“We’re seeing quite a few hedge funds on the [sidelines] on the macro environment,” she stated. “We don’t play politics, we’re into valuations so a lot of them are putting money on the side or taking smaller bets.”
Other fund managers see value in companies that, while based in markets other than the U.S and Europe, are still brisk business in the euro zone. Neel Kashkari, Pimco’s managing director, said Kia Motors was a good investment given a 25% jump in its European sales during the debt crisis.
Under normal circumstance, the U.K. would be considered a shelter from the storm buffeting the euro zone, given the way its economy has traditionally outperformed its European peers.
This time, the Anglo economy has problems of its own. The woes dragging on the global economy have all but dampened Britain’s safe-haven status and curbed investors’ enthusiasm for British assets.

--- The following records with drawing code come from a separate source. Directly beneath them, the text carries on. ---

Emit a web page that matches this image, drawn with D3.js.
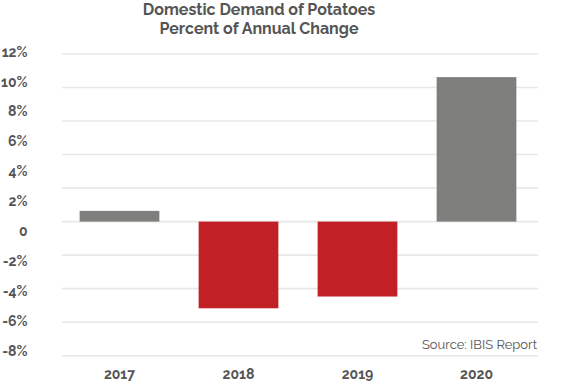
<!DOCTYPE html>
<html><head><meta charset="utf-8">
<script src="https://cdn.jsdelivr.net/npm/d3@7"></script>
<style>
html,body{margin:0;padding:0;background:#fff;}
text{font-family:Raleway,Lato,"Open Sans",sans-serif;}
</style></head>
<body>
<svg id="chart" width="564" height="384"></svg>
<script>
const categories = ["2017","2018","2019","2020"];
const values = [0.64, -5.17, -4.47, 8.62];
const gridValues = [-8,-6,-4,-2,0,2,4,6,8,10];
const tickLabels = ["12%","10%","8%","6%","4%","2%","0","-2%","-4%","-6%","-8%"];
const tickValues = [12,10,8,6,4,2,0,-2,-4,-6,-8];
const titleLines = ["Domestic Demand of Potatoes","Percent of Annual Change"];
const sourceText = "Source: IBIS Report";

const svg = d3.select("#chart");

const x = d3.scaleBand().domain(categories).range([60,536]).paddingInner(0.33).paddingOuter(0.165);
const y = d3.scaleLinear().domain([-8,10]).range([355.7,54]);
const yLab = d3.scaleLinear().domain([-8,12]).range([350.7,51.7]);

// gridlines
svg.append("g").selectAll("line").data(gridValues).join("line")
  .attr("x1",62).attr("x2",538)
  .attr("y1",d=>y(d)).attr("y2",d=>y(d))
  .attr("stroke","#e8e8e8").attr("stroke-width",1.6);

// bars
svg.append("g").selectAll("rect").data(values).join("rect")
  .attr("x",(d,i)=>x(categories[i]))
  .attr("width",x.bandwidth())
  .attr("y",d=>y(Math.max(0,d)))
  .attr("height",d=>Math.abs(y(d)-y(0)))
  .attr("fill",d=>d<0?"#c12026":"#7e7f7d");

// y labels axis
const yAxis = d3.axisLeft(yLab).tickValues(tickValues).tickSize(0).tickPadding(0)
  .tickFormat((d,i)=>tickLabels[i]);
const ga = svg.append("g").attr("transform","translate(27.5,0)").call(yAxis);
ga.select(".domain").remove();
ga.selectAll("text").attr("font-size",14).attr("font-weight",700).attr("fill","#555")
  .style("font-family","Raleway,Lato,'Open Sans',sans-serif");

// x labels
const xAxis = d3.axisBottom(x).tickSize(0).tickPadding(0);
const gx = svg.append("g").attr("transform","translate(0,369)").call(xAxis);
gx.select(".domain").remove();
gx.selectAll("text").attr("font-size",14).attr("font-weight",700).attr("fill","#555")
  .style("font-family","Raleway,Lato,'Open Sans',sans-serif");

// title
svg.append("g").selectAll("text").data(titleLines).join("text")
  .attr("x",259).attr("y",(d,i)=>15+i*19)
  .attr("text-anchor","middle").attr("font-size",16).attr("font-weight",700)
  .attr("fill","#555").text(d=>d);

// source
svg.append("text").attr("x",537).attr("y",349).attr("text-anchor","end")
  .attr("font-size",13).attr("font-weight",400).attr("fill","#555").text(sourceText);
</script>
</body></html>
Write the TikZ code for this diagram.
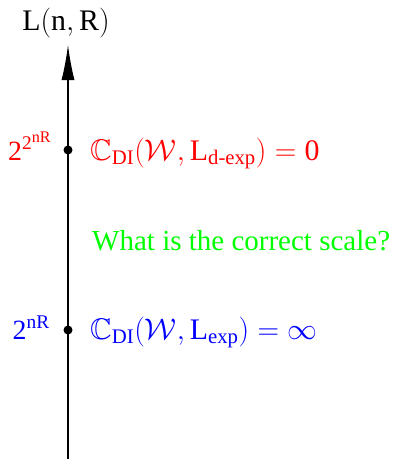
\documentclass[tikz,border=0pt]{standalone}
\usepackage{amsmath,amssymb}
\usepackage{fontspec}
\setmainfont{Liberation Serif}
\usetikzlibrary{arrows.meta}
\DeclareMathSizes{24.88}{24.88}{17.28}{14.4}
\definecolor{myred}{RGB}{255,0,0}
\definecolor{myblue}{RGB}{0,0,255}
\definecolor{mygreen}{RGB}{0,255,0}
\tikzset{
  txt/.style={inner sep=0pt, font=\fontsize{29}{34}\selectfont},
  mtxt/.style={inner sep=0pt, font=\fontsize{24.88}{30}\selectfont, scale=1.2, transform shape},
  ltxt/.style={inner sep=0pt, font=\fontsize{24.88}{30}\selectfont, scale=1.12, transform shape},
  dotmark/.style={circle, fill=black, inner sep=0pt, minimum size=9pt},
}
\begin{document}
\begin{tikzpicture}[x=1pt,y=1pt]
\useasboundingbox (0,0) rectangle (393,-459);
\coordinate (bot) at (68,-459);
\coordinate (top) at (68,-45);
\draw[line width=1.1pt, -{Latex[length=35pt,width=13pt]}] (bot) -- (top);
\node[mtxt, anchor=base] (lab) at (66,-30) {$\mathrm{L}(\mathrm{n},\mathrm{R})$};
\node[dotmark] (d1) at (68,-150) {};
\node[dotmark] (d2) at (68,-330) {};
\node[ltxt, myred, anchor=base east] (l1) at (52,-160) {$\mathrm{2}^{\mathrm{2}^{\mathrm{nR}}}$};
\node[ltxt, myblue, anchor=base east] (l2) at (50,-339) {$\mathrm{2}^{\mathrm{nR}}$};
\node[mtxt, myred, anchor=base west] (r1) at (90,-160) {$\mathbb{C}_{\mathrm{DI}}(\mathcal{W},\mathrm{L}_{\text{d-exp}})=\mathrm{0}$};
\node[txt, mygreen, anchor=base west] (g) at (92,-250) {What is the correct scale?};
\node[mtxt, myblue, anchor=base west] (r2) at (90,-339) {$\mathbb{C}_{\mathrm{DI}}(\mathcal{W},\mathrm{L}_{\text{exp}})=\infty$};
\end{tikzpicture}
\end{document}
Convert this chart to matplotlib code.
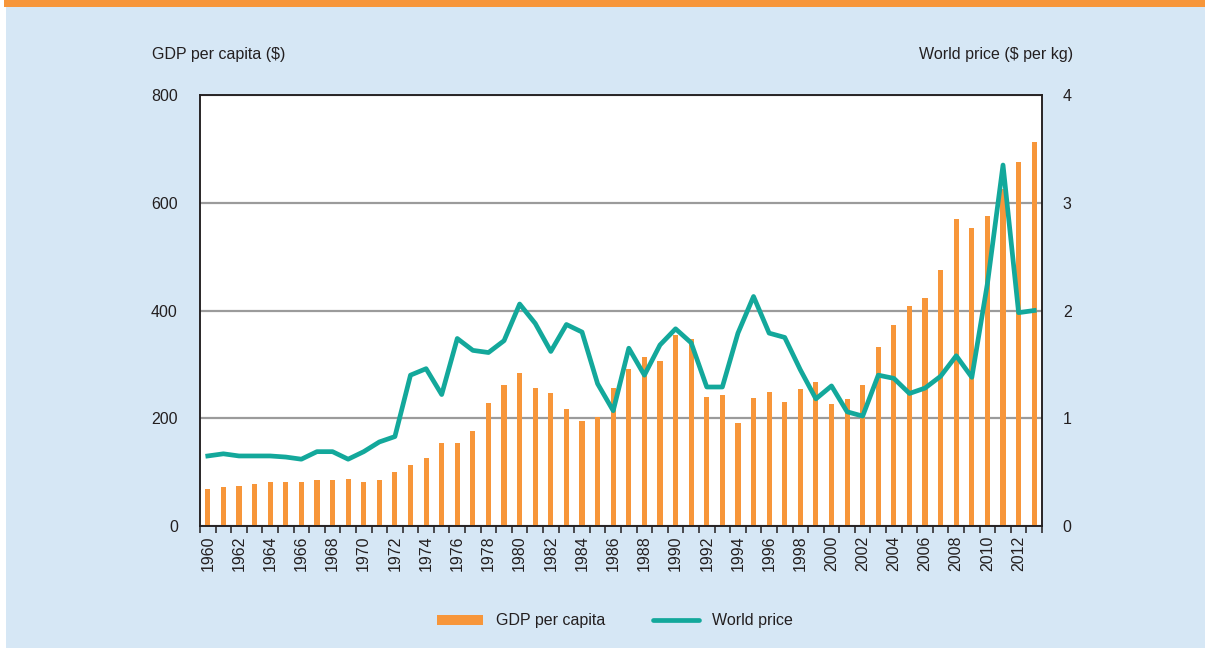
import numpy as np
import matplotlib.pyplot as plt
from matplotlib.patches import Patch, Rectangle
from matplotlib.lines import Line2D

plt.rcParams['font.family'] = ['Liberation Sans Narrow', 'Liberation Sans', 'DejaVu Sans']

# --[data]---------------------------------------------------------------------
years = list(range(1960, 2014))
gdp_per_capita = [68, 72, 75, 78, 82, 82, 82, 85, 85, 87,
                  82, 85, 100, 113, 126, 154, 154, 176, 228, 262,
                  284, 256, 246, 218, 195, 202, 256, 291, 313, 307,
                  354, 348, 240, 243, 192, 237, 249, 230, 255, 268,
                  227, 236, 262, 332, 373, 408, 424, 475, 570, 554,
                  576, 625, 675, 713]
world_price = [0.65, 0.67, 0.65, 0.65, 0.65, 0.64, 0.62, 0.69, 0.69, 0.62,
               0.69, 0.78, 0.83, 1.40, 1.46, 1.22, 1.74, 1.63, 1.61, 1.72,
               2.06, 1.88, 1.62, 1.87, 1.80, 1.32, 1.07, 1.65, 1.40, 1.68,
               1.83, 1.70, 1.29, 1.29, 1.79, 2.13, 1.79, 1.75, 1.45, 1.18,
               1.30, 1.06, 1.02, 1.40, 1.37, 1.23, 1.28, 1.39, 1.58, 1.38,
               2.25, 3.35, 1.98, 2.00]

gdp_ticks = [0, 200, 400, 600, 800]
price_ticks = [0, 1, 2, 3, 4]

orange = '#f7963a'
teal = '#13a89b'
bg = '#d6e7f5'
txt = '#231f20'
fs = 11.5

# --[figure]-------------------------------------------------------------------
fig = plt.figure(figsize=(12.05, 6.48), dpi=100)
fig.patch.set_facecolor('white')
fig.patches.append(Rectangle((6 / 1205, 0), 1, 1 - 7 / 648, transform=fig.transFigure,
                             facecolor=bg, edgecolor='none', zorder=-10))
fig.patches.append(Rectangle((4 / 1205, 1 - 7 / 648), 1, 7 / 648, transform=fig.transFigure,
                             facecolor=orange, edgecolor='none', zorder=-10))

ax = fig.add_axes([200 / 1205, 1 - 526 / 648, 842 / 1205, 431 / 648])
ax.set_facecolor('white')
x = np.arange(len(years))
ax.bar(x, gdp_per_capita, width=0.33, color=orange, zorder=2)
ax.set_xlim(-0.5, len(years) - 0.5)
ax.set_ylim(0, 800)
ax.set_yticks(gdp_ticks)
ax.yaxis.grid(True, color='#9b9b9b', linewidth=1.6)
ax.set_axisbelow(True)

ax.set_xticks(x[::2])
ax.set_xticklabels([str(y) for y in years[::2]], rotation=90)
ax.set_xticks(np.arange(len(years) + 1) - 0.5, minor=True)
ax.tick_params(axis='x', which='major', length=0, pad=7, labelsize=fs, colors=txt)
ax.tick_params(axis='x', which='minor', length=5, width=1.1, color=txt, direction='out')
ax.tick_params(axis='y', length=0, pad=16, labelsize=fs, colors=txt)

ax2 = ax.twinx()
ax2.plot(x, world_price, color=teal, linewidth=3.4, zorder=5)
ax2.set_ylim(0, 4)
ax2.set_yticks(price_ticks)
ax2.tick_params(axis='y', length=0, pad=15, labelsize=fs, colors=txt)

for a in (ax, ax2):
    for s in a.spines.values():
        s.set_color(txt)
        s.set_linewidth(1.1)

fig.text(152 / 1205, 1 - 55 / 648, 'GDP per capita ($)', fontsize=fs, color=txt, va='center', ha='left')
fig.text(1073 / 1205, 1 - 55 / 648, 'World price ($ per kg)', fontsize=fs, color=txt, va='center', ha='right')

handles = [Patch(facecolor=orange, edgecolor='none'),
           Line2D([0], [0], color=teal, linewidth=3.4, solid_capstyle='round')]
fig.legend(handles, ['GDP per capita', 'World price'], loc='center',
           bbox_to_anchor=(615 / 1205, 1 - 621 / 648), ncol=2, frameon=False,
           fontsize=fs, handlelength=2.9, handleheight=0.65, handletextpad=0.8,
           columnspacing=3.0, labelcolor=txt)

fig.savefig('out.png', dpi=100, facecolor=fig.get_facecolor())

Late Thursday, global soccer icon Manchester United priced an initial public offering at $14 per share – well below the expected range of $16-20. Yet the fact that any company went public in the current environment could be an indication that companies are getting anxious on the sidelines.
And despite the disappointing price, Manchester CEO touted the club as a “growth story” that investors could buy into.
“What we’ve shown to investors on the road is that we are very much a growth story,” Gill told CNBC’s Squawk Box. “In the current economic climate we all face that’s a very positive thing, and people have bought into it.”
Correction: A previous version of this article misspelled Jane Buchan's name.